The trompe. Its use dates back to the beginning of the Iron Age, and yet—like many good ideas involving the manufacture of power—the trompe concept has been all but forgotten in the recent stampede to mine, refine, and consume readily exploitable supplies of fossil fuels.

For the homesteader or farmer with a small waterfall or a good-sized stream on his property, the trompe is a natural. It offers a virtually inexhaustible supply of free compressed air . . . cool, dry air that can be used to operate a forge, drive machinery, or aircondition a house or barn in hot weather.

What exactly is a trompe? Very simply, a trompe (sometimes spelled trombe ) is a device that uses the energy of falling water to pressurize air. This pressurization is achieved by means of a standpipe or shaft down which a column of water is allowed to fall. As it drops, the water draws air through small inclined orifices (see the accompanying diagram) and carries it to a submerged plenum or reservoir, where the air separates from the water and is held under pressure. (The water—meanwhile—continues to flow to an exit pipe, the end of which is high enough to balance the pressure in the reservoir.) The pressurized air can then be drawn off through a tuyere—or escape nozzle—to be used as needed.

Many large-scale trompes—or hydraulic air compression plants—were built at the turn of the century to supply mines with fresh air. One of the biggest of these—and probably the last one still in use—is the Ragged Chutes plant on the Montreal River near the town of Cobalt, in northern Ontario's silver mining country.
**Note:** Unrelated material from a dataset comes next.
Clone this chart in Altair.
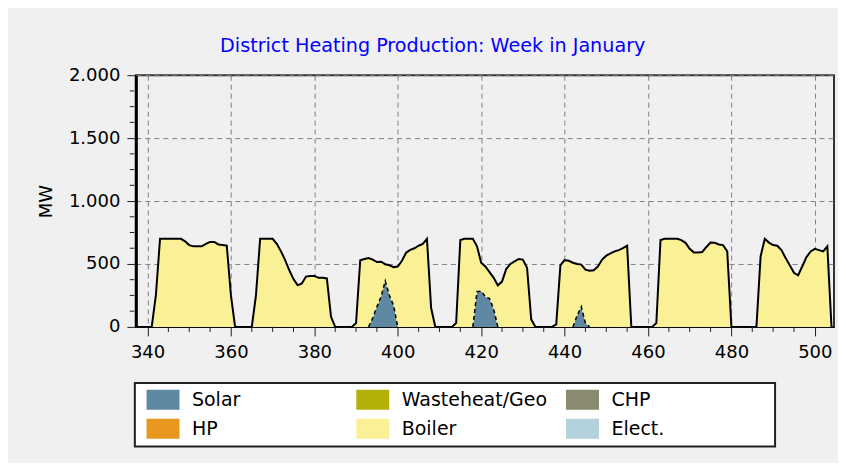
import altair as alt
import pandas as pd

# ---- data (hourly, hours 337..504) ----
start_hour = 337
total_day1 = [0, 0, 0, 0, 0, 250, 700, 700, 700, 700, 700, 700, 680, 650, 640, 640, 640, 660, 675, 675, 655, 650, 645, 250]
total_day2 = [0, 0, 0, 0, 0, 250, 700, 700, 700, 700, 660, 600, 530, 450, 380, 330, 345, 400, 405, 405, 390, 390, 385, 80]
total_day3 = [0, 0, 0, 0, 0, 30, 530, 540, 547, 534, 515, 518, 498, 490, 475, 480, 525, 590, 612, 625, 645, 660, 700, 150]
total_day4 = [0, 0, 0, 0, 0, 30, 690, 700, 700, 700, 640, 510, 480, 435, 390, 330, 360, 460, 500, 520, 540, 535, 470, 60]
total_day5 = [0, 0, 0, 0, 0, 20, 490, 530, 525, 510, 500, 495, 455, 447, 450, 480, 535, 566, 585, 600, 610, 626, 645, 0]
total_day6 = [0, 0, 0, 0, 0, 30, 690, 700, 700, 700, 700, 690, 668, 620, 592, 592, 595, 635, 670, 668, 655, 650, 600, 0]
total_day7 = [0, 0, 0, 0, 0, 0, 560, 700, 670, 650, 645, 610, 547, 490, 430, 410, 482, 555, 600, 620, 610, 600, 640, 0]

solar_day1 = [0] * 24
solar_day2 = [0] * 24
solar_day3 = [0, 0, 0, 0, 0, 0, 0, 0, 0, 70, 160, 240, 365, 250, 170, 0, 0, 0, 0, 0, 0, 0, 0, 0]
solar_day4 = [0, 0, 0, 0, 0, 0, 0, 0, 0, 0, 280, 285, 240, 225, 140, 0, 0, 0, 0, 0, 0, 0, 0, 0]
solar_day5 = [0, 0, 0, 0, 0, 0, 0, 0, 0, 0, 90, 160, 30, 0, 0, 0, 0, 0, 0, 0, 0, 0, 0, 0]
solar_day6 = [0] * 24
solar_day7 = [0] * 24

sources = ["Solar", "Wasteheat/Geo", "CHP", "HP", "Boiler", "Elect."]
source_colors = ["#5F88A2", "#B4B00A", "#8A8A70", "#E8981E", "#FAF096", "#B4D2DC"]

x_major = [340, 360, 380, 400, 420, 440, 460, 480, 500]
x_minor = [345, 350, 355, 365, 370, 375, 385, 390, 395, 405, 410, 415,
           425, 430, 435, 445, 450, 455, 465, 470, 475, 485, 490, 495]
y_major = [0, 500, 1000, 1500, 2000]
y_minor = [125, 250, 375, 625, 750, 875, 1125, 1250, 1375, 1625, 1750, 1875]

# ---- tables ----
total = total_day1 + total_day2 + total_day3 + total_day4 + total_day5 + total_day6 + total_day7
solar = solar_day1 + solar_day2 + solar_day3 + solar_day4 + solar_day5 + solar_day6 + solar_day7
hours = list(range(start_hour, start_hour + len(total)))
df = pd.DataFrame({
    "hour": hours,
    "Solar": solar,
    "Boiler": [t - s for t, s in zip(total, solar)],
    "Total": total,
})

# dashed solar outline: only where solar is present (plus zero end points)
seg_rows = []
seg = 0
prev_in = False
for i, h in enumerate(hours):
    s = solar[i]
    near = s > 0 or (i > 0 and solar[i - 1] > 0) or (i + 1 < len(solar) and solar[i + 1] > 0)
    if near:
        if not prev_in:
            seg += 1
        seg_rows.append({"hour": h, "value": s, "seg": seg})
    prev_in = near
solar_df = pd.DataFrame(seg_rows)

font = "DejaVu Sans"
xscale = alt.Scale(domain=[337.2, 504.6], nice=False, zero=False)
yscale = alt.Scale(domain=[0, 2000], nice=False)

x_axis = alt.Axis(values=x_major, title=None, grid=True, gridDash=[5, 4], gridColor="#808080",
                  gridWidth=1, tickSize=9, tickColor="#202020", labelPadding=8,
                  labelFont=font, labelFontSize=18, labelColor="black",
                  domainColor="black", domainWidth=1, labelFlush=False)
y_axis = alt.Axis(values=y_major, title="MW", grid=True, gridDash=[5, 4], gridColor="#808080",
                  gridWidth=1, tickSize=9, tickColor="#202020", labelPadding=7,
                  labelFont=font, labelFontSize=18, labelColor="black",
                  labelExpr="replace(format(datum.value, ','), ',', '.')",
                  domainColor="black", domainWidth=3,
                  titleFont=font, titleFontSize=18, titleFontWeight="normal", titleColor="black",
                  titlePadding=13)

X = alt.X("hour:Q", scale=xscale, axis=x_axis)
Y = alt.Y("value:Q", scale=yscale, axis=y_axis)

# legend frame (drawn beneath the legend entries)
legend_box = alt.Chart(pd.DataFrame({"frame": [0]})).mark_rect(
    fill="white", stroke="#202020", strokeWidth=2
).encode(x=alt.value(-1), x2=alt.value(640), y=alt.value(308.3), y2=alt.value(371.7))

area = alt.Chart(df).transform_fold(
    ["Solar", "Boiler"], as_=["source", "value"]
).transform_calculate(
    ord="datum.source === 'Solar' ? 0 : 1"
).mark_area(clip=True, interpolate="linear", opacity=1).encode(
    x=X,
    y=alt.Y("value:Q", scale=yscale, axis=y_axis, stack="zero"),
    color=alt.Color("source:N", scale=alt.Scale(domain=sources, range=source_colors),
                    legend=alt.Legend(title=None, orient="none", legendX=10.7, legendY=315,
                                      direction="horizontal", columns=3, gridAlign="all",
                                      columnPadding=18, rowPadding=9, padding=0,
                                      symbolType="M-1.65,-1L1.65,-1L1.65,1L-1.65,1Z",
                                      symbolSize=400, symbolStrokeWidth=0, symbolOffset=6.5,
                                      symbolOpacity=1,
                                      labelFont=font, labelFontSize=19, labelOffset=19,
                                      labelColor="black", labelLimit=400)),
    order=alt.Order("ord:Q"),
)

total_line = alt.Chart(df).transform_calculate(value="datum.Total").mark_line(
    color="black", strokeWidth=2, clip=True
).encode(x=X, y=Y)

solar_line = alt.Chart(solar_df).mark_line(
    color="black", strokeWidth=1.5, strokeDash=[4, 3], clip=True
).encode(x=X, y=Y, detail="seg:N")

x_minor_ticks = alt.Chart(pd.DataFrame({"hour": x_minor})).mark_rule(
    color="#202020", strokeWidth=1
).encode(x=X, y=alt.value(252), y2=alt.value(257))

y_minor_ticks = alt.Chart(pd.DataFrame({"value": y_minor})).mark_rule(
    color="#202020", strokeWidth=1
).encode(y=Y, x=alt.value(-6), x2=alt.value(-1.5))

chart = alt.layer(legend_box, area, total_line, solar_line, x_minor_ticks, y_minor_ticks).properties(
    width=699,
    height=252,
    title=alt.Title("District Heating Production: Week in January", font=font, fontSize=19.2,
                    fontWeight="normal", color="#0000FF", anchor="middle", frame="bounds",
                    baseline="alphabetic", offset=-5, dx=-3),
    autosize=alt.AutoSizeParams(type="none"),
    padding={"left": 128, "top": 67, "right": 4, "bottom": 136},
    background="#F0F0F0",
).configure_view(fill="#F0F0F0", stroke="#333333", strokeWidth=2)

chart.save("out.html", embed_options={"renderer": "svg", "actions": False})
At Ragged Chutes, water falls down a shaft 351 feet deep and nine feet across to generate the compressed air that supplies the area's mines. The Ontario Hydro Electric Commission engineers who operate the plant are said to view the giant trompe with some disdain, since—except for a simple water-flow control—it has no moving parts, relies on no computers, makes no noise, and doesn't pollute the environment. So far, however, the mining companies have successfully resisted attempts to have the plant replaced with something more "modern".